Without the pictures, return exactly the lines from the one with "Write a component" through the one with "import * as". Both end lines belong in the copy.

---- Data listing

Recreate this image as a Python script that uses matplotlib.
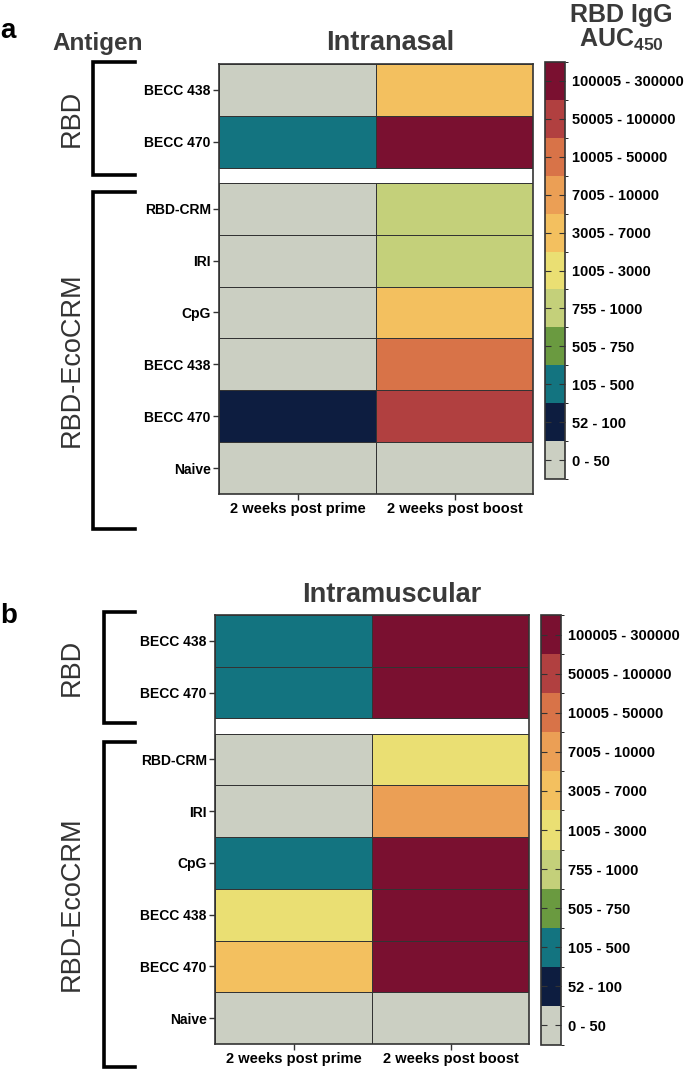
import numpy as np
import matplotlib
matplotlib.use("Agg")
import matplotlib.pyplot as plt
from matplotlib.colors import ListedColormap, BoundaryNorm
from matplotlib.cm import ScalarMappable
from matplotlib.lines import Line2D

plt.rcParams['font.family'] = ['Liberation Sans', 'DejaVu Sans']
plt.rcParams['mathtext.fontset'] = 'custom'
plt.rcParams['mathtext.bf'] = 'Liberation Sans:bold'
plt.rcParams['mathtext.rm'] = 'Liberation Sans:bold'

# categories
timepoints = ["2 weeks post prime", "2 weeks post boost"]
rbd_rows = ["BECC 438", "BECC 470"]
eco_rows = ["RBD-CRM", "IRI", "CpG", "BECC 438", "BECC 470", "Naive"]

bin_labels = ["0 - 50", "52 - 100", "105 - 500", "505 - 750", "755 - 1000",
              "1005 - 3000", "3005 - 7000", "7005 - 10000", "10005 - 50000",
              "50005 - 100000", "100005 - 300000"]
bin_colors = ["#CBCFC2", "#0D1D40", "#137480", "#6A9A40", "#C4D07A",
              "#EADF73", "#F3C05F", "#EB9F55", "#D87348", "#B14040", "#7A1030"]

# AUC bin index per row (RBD rows first, then RBD-EcoCRM rows)
intranasal_prime = [0, 2, 0, 0, 0, 0, 1, 0]
intranasal_boost = [6, 10, 4, 4, 6, 8, 9, 0]
intramuscular_prime = [2, 2, 0, 0, 2, 5, 6, 0]
intramuscular_boost = [10, 10, 5, 7, 10, 10, 10, 0]

W, H = 685, 1071
cmap = ListedColormap(bin_colors)
norm = BoundaryNorm(np.arange(-0.5, len(bin_colors) + 0.5), cmap.N)
gap = 0.29
edge = "#333333"


def fx(x):
    return x / W


def fy(y):
    return 1 - y / H


def heatmap(rect, prime, boost):
    ax = fig.add_axes(rect)
    vals = np.array([prime, boost]).T
    n1 = len(rbd_rows)
    xe = np.arange(3)
    ye1 = np.arange(n1 + 1)
    ye2 = n1 + gap + np.arange(len(eco_rows) + 1)
    ax.pcolormesh(xe, ye1, vals[:n1], cmap=cmap, norm=norm,
                  edgecolors=edge, linewidth=0.6)
    ax.pcolormesh(xe, ye2, vals[n1:], cmap=cmap, norm=norm,
                  edgecolors=edge, linewidth=0.6)
    ax.set_xlim(0, 2)
    ax.set_ylim(ye2[-1], 0)
    centers = list(ye1[:-1] + 0.5) + list(ye2[:-1] + 0.5)
    ax.set_yticks(centers)
    ax.set_yticklabels(rbd_rows + eco_rows, fontsize=10, fontweight='bold')
    ax.set_xticks([0.5, 1.5])
    ax.set_xticklabels(timepoints, fontsize=10.5, fontweight='bold')
    ax.tick_params(length=4, width=1, color='#333333', pad=2)
    for s in ax.spines.values():
        s.set_color(edge)
        s.set_linewidth(1.2)
    return ax


def colorbar(rect):
    cax = fig.add_axes(rect)
    sm = ScalarMappable(norm=norm, cmap=cmap)
    cb = fig.colorbar(sm, cax=cax, ticks=np.arange(len(bin_labels)))
    cb.ax.set_yticklabels(bin_labels, fontsize=10.5, fontweight='bold')
    cb.ax.tick_params(direction='in', left=True, right=True, length=4,
                      width=0.8, color='#333333', pad=5)
    cb.outline.set_linewidth(1.2)
    cb.outline.set_edgecolor(edge)
    return cb


def bracket(x, y0, y1, x1=135):
    fig.add_artist(Line2D([fx(x1), fx(x), fx(x), fx(x1)],
                          [fy(y0), fy(y0), fy(y1), fy(y1)],
                          color='black', linewidth=2.6, solid_joinstyle='miter'))


fig = plt.figure(figsize=(W / 100, H / 100), dpi=100)

# panel a
heatmap([fx(219), fy(494), fx(533) - fx(219), fy(64) - fy(494)],
        intranasal_prime, intranasal_boost)
colorbar([fx(545), fy(479), fx(20), fy(62) - fy(479)])
fig.text(fx(390), fy(50), "Intranasal", ha='center', va='baseline',
         fontsize=19.5, fontweight='bold', color='#3a3a3a')
fig.text(fx(621), fy(22), "RBD IgG", ha='center', va='baseline',
         fontsize=18, fontweight='bold', color='#3a3a3a')
fig.text(fx(621), fy(47), r"$\mathbf{AUC_{450}}$", ha='center', va='baseline',
         fontsize=18, color='#3a3a3a')
fig.text(fx(0), fy(38), "a", ha='left', va='baseline', fontsize=20,
         fontweight='bold', color='black')
fig.text(fx(52), fy(50), "Antigen", ha='left', va='baseline', fontsize=17.5,
         fontweight='bold', color='#3a3a3a')
bracket(93, 62, 175)
bracket(93, 192, 529)
fig.text(fx(72), fy(118), "RBD", rotation=90, ha='center', va='center',
         fontsize=19.5, color='#333333')
fig.text(fx(72), fy(360), "RBD-EcoCRM", rotation=90, ha='center', va='center',
         fontsize=19.5, color='#333333')

# panel b
heatmap([fx(215), fy(1044), fx(529) - fx(215), fy(615) - fy(1044)],
        intramuscular_prime, intramuscular_boost)
colorbar([fx(541), fy(1045), fx(20), fy(615) - fy(1045)])
fig.text(fx(392), fy(602), "Intramuscular", ha='center', va='baseline',
         fontsize=19.5, fontweight='bold', color='#3a3a3a')
fig.text(fx(0), fy(623), "b", ha='left', va='baseline', fontsize=20,
         fontweight='bold', color='black')
bracket(104, 612, 723)
bracket(104, 742, 1067)
fig.text(fx(72), fy(667), "RBD", rotation=90, ha='center', va='center',
         fontsize=19.5, color='#333333')
fig.text(fx(72), fy(904), "RBD-EcoCRM", rotation=90, ha='center', va='center',
         fontsize=19.5, color='#333333')

fig.savefig("out.png", dpi=100, facecolor='white')
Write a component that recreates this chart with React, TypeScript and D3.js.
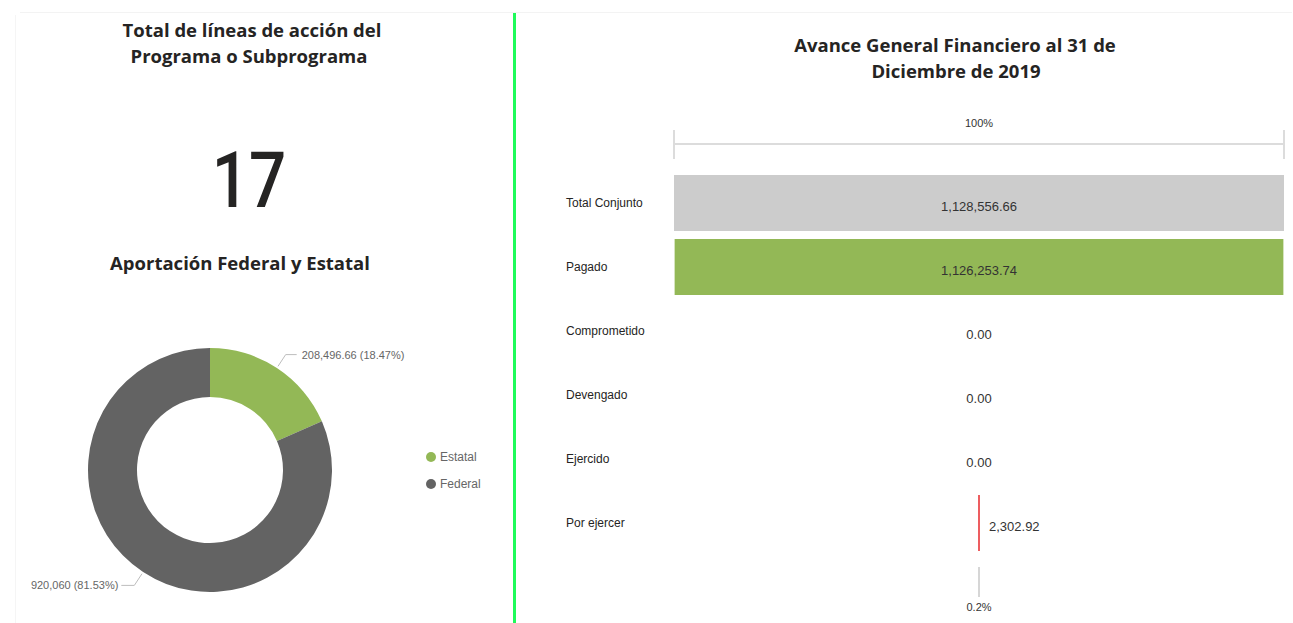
import React from "react";
import * as d3 from "d3";

// funnel data
const funnelCategories = ["Total Conjunto", "Pagado", "Comprometido", "Devengado", "Ejercido", "Por ejercer"];
const funnelValues = [1128556.66, 1126253.74, 0, 0, 0, 2302.92];
const funnelColors = ["#cccccc", "#93b856", "#93b856", "#93b856", "#93b856", "#e8282d"];
const topPercent = "100%";
const bottomPercent = "0.2%";

// donut data
const donutCategories = ["Estatal", "Federal"];
const donutValues = [208496.66, 920060];
const donutLabels = ["208,496.66 (18.47%)", "920,060 (81.53%)"];
const donutColors = ["#93b856", "#636363"];

const totalLines = 17;

const W = 1293;
const H = 623;
const fmt = d3.format(",.2f");

const App = () => {
  // funnel layout
  const fx0 = 674;
  const fx1 = 1284;
  const cx = (fx0 + fx1) / 2;
  const xScale = d3.scaleLinear().domain([0, d3.max(funnelValues) as number]).range([0, fx1 - fx0]);
  const yScale = d3.scaleBand<string>()
    .domain(funnelCategories)
    .range([171, 555])
    .paddingInner(0.125)
    .paddingOuter(0.0625);
  const bw = yScale.bandwidth();

  // donut layout
  const dcx = 210;
  const dcy = 470;
  const outerR = 122;
  const innerR = 73;
  const pie = d3.pie<number>().sort(null).value((d) => d);
  const arcs = pie(donutValues);
  const arc = d3.arc<d3.PieArcDatum<number>>().innerRadius(innerR).outerRadius(outerR);
  const pt = (a: number, r: number) => [Math.sin(a) * r, -Math.cos(a) * r];

  const titleFont = "'Open Sans', sans-serif";
  const smallFont = "'Liberation Sans', Arial, sans-serif";

  return (
    <div style={{ position: "absolute", left: 0, top: 0, width: W, height: H, background: "#fff" }}>
      <svg width={W} height={H} style={{ display: "block" }}>
        {/* frame */}
        <line x1={20} x2={1292} y1={12.5} y2={12.5} stroke="#f3f3f3" />
        <line x1={15.5} x2={15.5} y1={15} y2={H} stroke="#f5f5f5" />
        <line x1={514.5} x2={514.5} y1={13} y2={H} stroke="#1ffb5a" strokeWidth={3} />

        {/* left panel */}
        <g fontFamily={titleFont} fontWeight={700} fontSize={18.5} fill="#252423" textAnchor="middle">
          <text x={252} y={37}>Total de líneas de acción del</text>
          <text x={249} y={63}>Programa o Subprograma</text>
          <text x={240} y={270}>Aportación Federal y Estatal</text>
        </g>
        <text
          x={0}
          y={0}
          textAnchor="middle"
          fontFamily="Roboto, sans-serif"
          fontWeight={500}
          fontSize={78}
          fill="#252423"
          transform="translate(249,207) scale(0.84,1)"
        >
          {totalLines}
        </text>

        <g transform={`translate(${dcx},${dcy})`}>
          {arcs.map((a, i) => (
            <path key={i} d={arc(a) as string} fill={donutColors[i]} />
          ))}
          {arcs.map((a, i) => {
            const mid = (a.startAngle + a.endAngle) / 2;
            const p0 = pt(mid, outerR + 2);
            const p1 = pt(mid, 138);
            const right = Math.sin(mid) > 0;
            const p2 = [p1[0] + (right ? 11 : -13), p1[1]];
            return (
              <g key={"l" + i}>
                <polyline
                  points={[p0, p1, p2].map((p) => p.join(",")).join(" ")}
                  fill="none"
                  stroke="#bdbdbd"
                  strokeWidth={1}
                />
                <text
                  x={p2[0] + (right ? 5 : -3)}
                  y={p2[1] + 4}
                  textAnchor={right ? "start" : "end"}
                  fontFamily={smallFont}
                  fontSize={11}
                  fill="#666"
                >
                  {donutLabels[i]}
                </text>
              </g>
            );
          })}
        </g>

        <g fontFamily={smallFont} fontSize={12} fill="#666">
          {donutCategories.map((c, i) => (
            <g key={c} transform={`translate(431,${457 + i * 27})`}>
              <circle r={5} fill={donutColors[i]} />
              <text x={9} y={4}>{c}</text>
            </g>
          ))}
        </g>

        {/* right panel */}
        <g fontFamily={titleFont} fontWeight={700} fontSize={18.5} fill="#252423" textAnchor="middle">
          <text x={955} y={52}>Avance General Financiero al 31 de</text>
          <text x={956} y={78}>Diciembre de 2019</text>
        </g>

        <g stroke="#dcdcdc" strokeWidth={2}>
          <line x1={fx0} x2={fx1} y1={144} y2={144} />
          <line x1={fx0} x2={fx0} y1={130} y2={159} />
          <line x1={fx1} x2={fx1} y1={130} y2={159} />
        </g>
        <text x={cx} y={127} textAnchor="middle" fontFamily={smallFont} fontSize={11} fill="#333">
          {topPercent}
        </text>

        {funnelCategories.map((c, i) => {
          const y = yScale(c) as number;
          const w = xScale(funnelValues[i]);
          const small = w < 60;
          return (
            <g key={c}>
              <text x={566} y={y + bw / 2 + 4} fontFamily={smallFont} fontSize={12} fill="#252423">
                {c}
              </text>
              {w > 0 && (
                <rect x={cx - Math.max(w, 1.5) / 2} y={y} width={Math.max(w, 1.5)} height={bw} fill={funnelColors[i]} />
              )}
              <text
                x={small && w > 0 ? cx + 10 : cx}
                y={y + bw / 2 + 8}
                textAnchor={small && w > 0 ? "start" : "middle"}
                fontFamily={smallFont}
                fontSize={13}
                fill="#333"
              >
                {fmt(funnelValues[i])}
              </text>
            </g>
          );
        })}

        <line x1={cx} x2={cx} y1={567} y2={597} stroke="#d6d6d6" strokeWidth={2} />
        <text x={cx} y={611} textAnchor="middle" fontFamily={smallFont} fontSize={11} fill="#333">
          {bottomPercent}
        </text>
      </svg>
    </div>
  );
};

export default App;
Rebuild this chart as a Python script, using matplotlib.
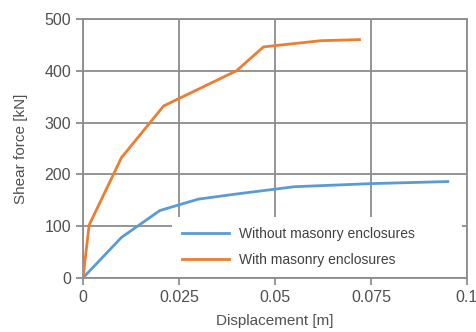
import matplotlib.pyplot as plt

plt.rcParams['font.family'] = ['Liberation Sans', 'DejaVu Sans']

# displacement [m] / shear force [kN]
disp_without = [0.0, 0.010, 0.020, 0.030, 0.040, 0.055, 0.075, 0.095]
force_without = [0, 78, 130, 152, 162, 176, 182, 186]

disp_with = [0.0, 0.0016, 0.010, 0.021, 0.040, 0.047, 0.062, 0.072]
force_with = [0, 102, 232, 332, 400, 446, 458, 460]

x_ticks = [0, 0.025, 0.05, 0.075, 0.1]
x_labels = ['0', '0.025', '0.05', '0.075', '0.1']
y_ticks = [0, 100, 200, 300, 400, 500]

GRID = '#8c8c8c'

fig = plt.figure(figsize=(4.77, 3.32), dpi=100)
ax = fig.add_axes([0.174, 0.163, 0.805, 0.78])

ax.plot(disp_without, force_without, color='#5b9bd5', lw=2, label='Without masonry enclosures', zorder=3)
ax.plot(disp_with, force_with, color='#ed7d31', lw=2, label='With masonry enclosures', zorder=3)

ax.set_xlim(0, 0.1)
ax.set_ylim(0, 500)
ax.set_xticks(x_ticks)
ax.set_xticklabels(x_labels)
ax.set_yticks(y_ticks)
ax.grid(True, color=GRID, lw=1.3, zorder=1)
ax.set_axisbelow(True)
for s in ax.spines.values():
    s.set_color(GRID)
    s.set_linewidth(1.3)
ax.tick_params(colors=GRID, labelcolor='#505050', labelsize=11.5, length=5, width=1.3)

ax.set_xlabel('Displacement [m]', fontsize=11, color='#505050', labelpad=7)
ax.set_ylabel('Shear force [kN]', fontsize=11, color='#505050', labelpad=12)

leg = ax.legend(loc='lower left', bbox_to_anchor=(0.232, 0.005, 0.755, 0.2), mode='expand',
                borderaxespad=0, fontsize=10, frameon=True, fancybox=False, framealpha=1,
                edgecolor='none', handlelength=3.4, handletextpad=0.7, borderpad=0.7,
                labelspacing=0.85, labelcolor='#404040')
leg.set_zorder(5)

fig.savefig('out.png', dpi=100)
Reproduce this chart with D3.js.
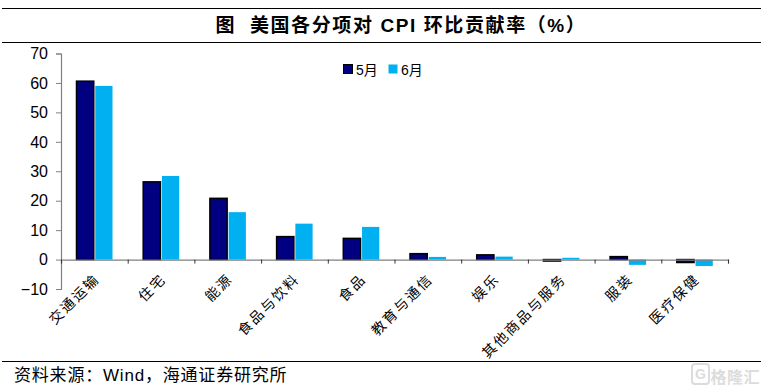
<!DOCTYPE html>
<html>
<head>
<meta charset="utf-8">
<script src="https://cdn.jsdelivr.net/npm/d3@7"></script>
<style>
  html, body { margin: 0; padding: 0; background: #fff; }
  svg { display: block; }
  text { font-family: "Liberation Sans", "Noto Sans CJK SC", sans-serif; fill: #000; }
</style>
</head>
<body>
<svg id="viz" width="766" height="389"></svg>
<script>
const categories = ["交通运输", "住宅", "能源", "食品与饮料", "食品", "教育与通信", "娱乐", "其他商品与服务", "服装", "医疗保健"];
const may = [60.6, 26.4, 20.8, 7.8, 7.2, 2.0, 1.6, -0.5, 1.0, -1.0];
const june = [59.0, 28.4, 16.1, 12.2, 11.1, 0.9, 1.0, 0.6, -1.8, -2.2];
const seriesNames = ["5月", "6月"];
const yTicks = [-10, 0, 10, 20, 30, 40, 50, 60, 70];
const titleText = "图  美国各分项对 CPI 环比贡献率（%）";
const sourceText = "资料来源：Wind，海通证券研究所";
const watermark = "格隆汇";

const svg = d3.select("svg#viz");
const colors = d3.scaleOrdinal().domain(seriesNames).range(["#000080", "#00B0F0"]);

const x = d3.scaleBand().domain(categories).range([61, 728]);
const inner = d3.scaleBand().domain(seriesNames).range([15.5, 51.5]).paddingInner(0.08);
const y = d3.scaleLinear().domain([-10, 70]).range([289, 53.5]);

// title and source rules
svg.selectAll("line.rule")
  .data([{ y: 8.5, x2: 761 }, { y: 42.5, x2: 761 }, { y: 361.5, x2: 761 }])
  .join("line")
  .attr("class", "rule")
  .attr("x1", 2).attr("x2", d => d.x2)
  .attr("y1", d => d.y).attr("y2", d => d.y)
  .attr("stroke", "#000").attr("stroke-width", 1.2);

svg.append("text")
  .attr("x", 401).attr("y", 32)
  .attr("text-anchor", "middle")
  .style("font-size", "19px").style("font-weight", "bold")
  .style("letter-spacing", "1.6px")
  .style("white-space", "pre")
  .text(titleText);

// bars
const barG = svg.append("g").attr("id", "bars");
[may, june].forEach((vals, i) => {
  const name = seriesNames[i];
  barG.selectAll(`rect.s${i}`)
    .data(vals)
    .join("rect")
    .attr("class", `s${i}`)
    .attr("x", (d, j) => x(categories[j]) + inner(name))
    .attr("width", inner.bandwidth())
    .attr("y", d => y(Math.max(0, d)))
    .attr("height", d => Math.abs(y(d) - y(0)))
    .attr("fill", colors(name))
    .attr("stroke", i === 0 ? "#000" : "none")
    .attr("stroke-width", 1.5);
});

// axes
const yAxis = d3.axisLeft(y).tickValues(yTicks).tickSize(5).tickPadding(8).tickFormat(d3.format("d"));
const yG = svg.append("g").attr("transform", "translate(61,0)").call(yAxis);
yG.select(".domain").attr("stroke", "#808080").attr("stroke-width", 1.2);
yG.selectAll(".tick line").attr("stroke", "#808080");
yG.selectAll("text").style("font-size", "16px").attr("dy", "0.33em");

const xAxis = d3.axisBottom(d3.scalePoint().domain(d3.range(11)).range([61, 728]))
  .tickSize(4).tickFormat("");
const xG = svg.append("g").attr("transform", `translate(0,${y(0)})`).call(xAxis);
xG.select(".domain").attr("stroke", "#808080").attr("stroke-width", 1.2);
xG.selectAll(".tick line").attr("stroke", "#333");

svg.append("g").selectAll("text")
  .data(categories)
  .join("text")
  .attr("transform", d => `translate(${x(d) + x.bandwidth() / 2 - 2},${y(-10) - 17}) rotate(-45)`)
  .attr("text-anchor", "end")
  .attr("dy", "0.8em")
  .style("font-size", "14px")
  .style("letter-spacing", "2px")
  .text(d => d);

// legend
const legend = svg.append("g").selectAll("g")
  .data(seriesNames)
  .join("g")
  .attr("transform", (d, i) => `translate(${343.5 + i * 45},64.5)`);
legend.append("rect")
  .attr("width", 9).attr("height", 9)
  .attr("fill", d => colors(d))
  .attr("stroke", d => d === "5月" ? "#000" : "none");
legend.append("text")
  .attr("x", 12.5).attr("y", 10)
  .style("font-size", "14px")
  .text(d => d);

svg.append("text")
  .attr("x", 14).attr("y", 381)
  .style("font-size", "17px")
  .style("letter-spacing", "0.8px")
  .text(sourceText);

svg.append("text")
  .attr("x", 760).attr("y", 383)
  .attr("text-anchor", "end")
  .style("font-size", "16px").style("font-weight", "bold")
  .style("letter-spacing", "0.5px")
  .style("fill", "#dcdcdc")
  .text(watermark);
svg.append("rect")
  .attr("x", 692).attr("y", 364).attr("width", 17).attr("height", 20).attr("rx", 3)
  .attr("fill", "none").attr("stroke", "#dcdcdc").attr("stroke-width", 2);
svg.append("text")
  .attr("x", 700.5).attr("y", 379)
  .attr("text-anchor", "middle")
  .style("font-size", "14px").style("font-weight", "bold")
  .style("fill", "#dcdcdc")
  .text("G");
</script>
</body>
</html>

--------

Solution |
Write a component that recreates this chart with React, TypeScript and D3.js.
import React from "react";
import * as d3 from "d3";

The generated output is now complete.